Pacheco, do Iser, diz que a religião tem uma capacidade de mobilização importante, e que a direita saiu na frente ao aglutinar os eleitores religiosos.

“Durante muito tempo o campo progressista tentou isolar a religião da esfera pública. A direita entendeu que não, que a religião precisa estar no espaço público porque tem uma capacidade muito grande de agregar e mobilizar”, afirma.

“[A direita] se conecta com grande parte da população para quem a religião é tudo, dá sentido, pertencimento, motivação, sentido de comunidade e solidariedade.”

O nacionalismo religioso esteve presente no discurso de Bolsonaro enquanto presidente, com falas que reafirmavam que o Brasil é um país cristão e excluíam os que não se identificam desta forma.

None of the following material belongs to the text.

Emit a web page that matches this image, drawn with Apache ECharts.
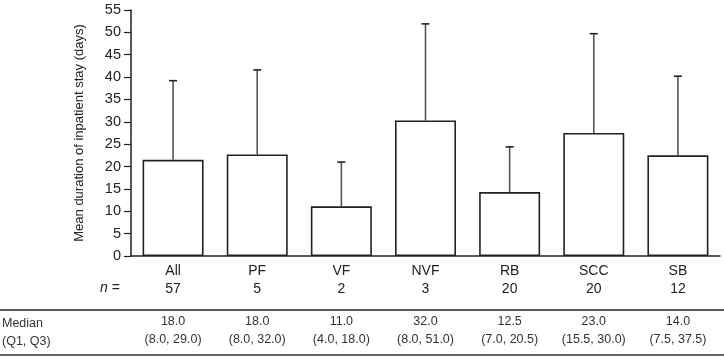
<!DOCTYPE html>
<html>
<head>
<meta charset="utf-8">
<script src="https://cdn.jsdelivr.net/npm/echarts@6/dist/echarts.min.js"></script>
<style>
  html, body { margin: 0; padding: 0; background: #fff; }
  #chart { width: 724px; height: 358px; }
</style>
</head>
<body>
<div id="chart"></div>
<script>
// groups and their sizes
const categories = ["All", "PF", "VF", "NVF", "RB", "SCC", "SB"];
const nValues = [57, 5, 2, 3, 20, 20, 12];
// mean stay (bar) and mean + SD (error bar top)
const meanDays = [21.5, 22.7, 11.1, 30.3, 14.3, 27.5, 22.5];
const upperDays = [39.2, 41.6, 21.0, 51.9, 24.4, 49.7, 40.2];
// table below the chart
const medians = ["18.0", "18.0", "11.0", "32.0", "12.5", "23.0", "14.0"];
const quartiles = ["(8.0, 29.0)", "(8.0, 32.0)", "(4.0, 18.0)", "(8.0, 51.0)", "(7.0, 20.5)", "(15.5, 30.0)", "(7.5, 37.5)"];

const FONT = "Liberation Sans";
const chart = echarts.init(document.getElementById("chart"));

const option = {
  animation: false,
  textStyle: { fontFamily: FONT },
  grid: { left: 131, right: 4, top: 10, bottom: 102 },
  xAxis: {
    type: "category",
    data: categories,
    axisLine: { lineStyle: { color: "#222", width: 1.5 } },
    axisTick: { show: false },
    axisLabel: {
      margin: 7,
      interval: 0,
      formatter: (v, i) =>
        `{c|${v}}\n{n|${nValues[i]}}\n{s| }\n{m|${medians[i]}}\n{q|${quartiles[i]}}`,
      rich: {
        c: { fontSize: 14, lineHeight: 16, color: "#222", fontFamily: FONT },
        n: { fontSize: 14, lineHeight: 20, color: "#222", fontFamily: FONT },
        s: { fontSize: 4, lineHeight: 14 },
        m: { fontSize: 12.5, lineHeight: 18, color: "#333", fontFamily: FONT },
        q: { fontSize: 12.5, lineHeight: 18, color: "#333", fontFamily: FONT }
      }
    }
  },
  yAxis: {
    type: "value",
    min: 0,
    max: 55,
    interval: 5,
    name: "Mean duration of inpatient stay (days)",
    nameLocation: "middle",
    nameGap: 45,
    nameTextStyle: { fontSize: 13, color: "#222", fontFamily: FONT },
    axisLine: { show: true, lineStyle: { color: "#222", width: 1.5 } },
    axisTick: { show: true, length: 7, lineStyle: { color: "#222", width: 1.2 } },
    axisLabel: { fontSize: 14.5, color: "#222", margin: 10, fontFamily: FONT },
    splitLine: { show: false }
  },
  series: [
    {
      type: "bar",
      data: meanDays,
      barWidth: 61,
      itemStyle: { color: "#fff", borderColor: "#222", borderWidth: 1.6 },
      z: 3
    },
    {
      type: "custom",
      data: categories.map((c, i) => [i, meanDays[i], upperDays[i]]),
      z: 2,
      renderItem: (params, api) => {
        const base = api.coord([api.value(0), api.value(1)]);
        const top = api.coord([api.value(0), api.value(2)]);
        const style = { stroke: "#555", lineWidth: 1.6 };
        return {
          type: "group",
          children: [
            { type: "line", shape: { x1: top[0], y1: base[1], x2: top[0], y2: top[1] }, style },
            { type: "line", shape: { x1: top[0] - 4, y1: top[1], x2: top[0] + 4, y2: top[1] }, style: { stroke: "#222", lineWidth: 1.6 } }
          ]
        };
      }
    }
  ],
  graphic: [
    {
      type: "text", left: 100, top: 281,
      style: {
        text: "{i|n} =",
        rich: { i: { fontStyle: "italic", fontSize: 14, fontFamily: FONT, fill: "#222" } },
        fontSize: 14, fontFamily: FONT, fill: "#222"
      }
    },
    { type: "text", left: 2, top: 317, style: { text: "Median", fontSize: 12.5, fontFamily: FONT, fill: "#333" } },
    { type: "text", left: 2, top: 335, style: { text: "(Q1, Q3)", fontSize: 12.5, fontFamily: FONT, fill: "#333" } },
    { type: "line", shape: { x1: 0, y1: 310, x2: 724, y2: 310 }, style: { stroke: "#222", lineWidth: 1.6 } },
    { type: "line", shape: { x1: 0, y1: 355, x2: 724, y2: 355 }, style: { stroke: "#666", lineWidth: 2 } }
  ]
};

chart.setOption(option);
</script>
</body>
</html>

Mas a ideologia também se revelou nas políticas do governo. Um exemplo se deu na atuação da atual senadora Damares Alves, ex-ministra da Mulher, da Família e dos Direitos Humanos.

“A gente pode dizer que a visão restritiva em relação a direitos humanos, a questões de gênero e sexualidade, tem uma relação direta com a visão religiosa que o governo encampou”, diz Vinicius do Valle, do Observatório Evangélico. “É a influência da religião suprimindo direitos de determinadas camadas sociais.”

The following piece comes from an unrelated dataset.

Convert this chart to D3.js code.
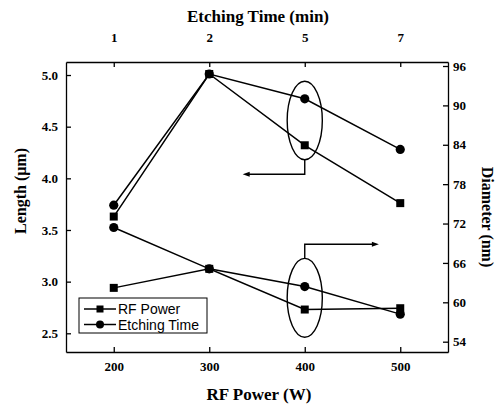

Evangelista lembra do aparelhamento da administração pública federal com figuras de diferentes igrejas, concessões fiscais para o campo religioso e promoção de pautas alinhadas com valores morais cristãos.

Já Pacheco afirma que a política externa foi costurada a partir de um viés ultrarreligioso. Hungria e Brasil se alinharam, por exemplo, na promoção de políticas públicas de gênero conservadoras, de valorização da família formada por um homem, uma mulher e seus filhos.

Damares chegou a participar de um evento oficial húngaro, tratado como uma cúpula demográfica, para falar desse tema. Na ocasião, em Budapeste, ela se referiu a Bolsonaro como um “incrível homem”, que queria colocar o Brasil no cenário mundial “como um país pró-família e pró-vida”.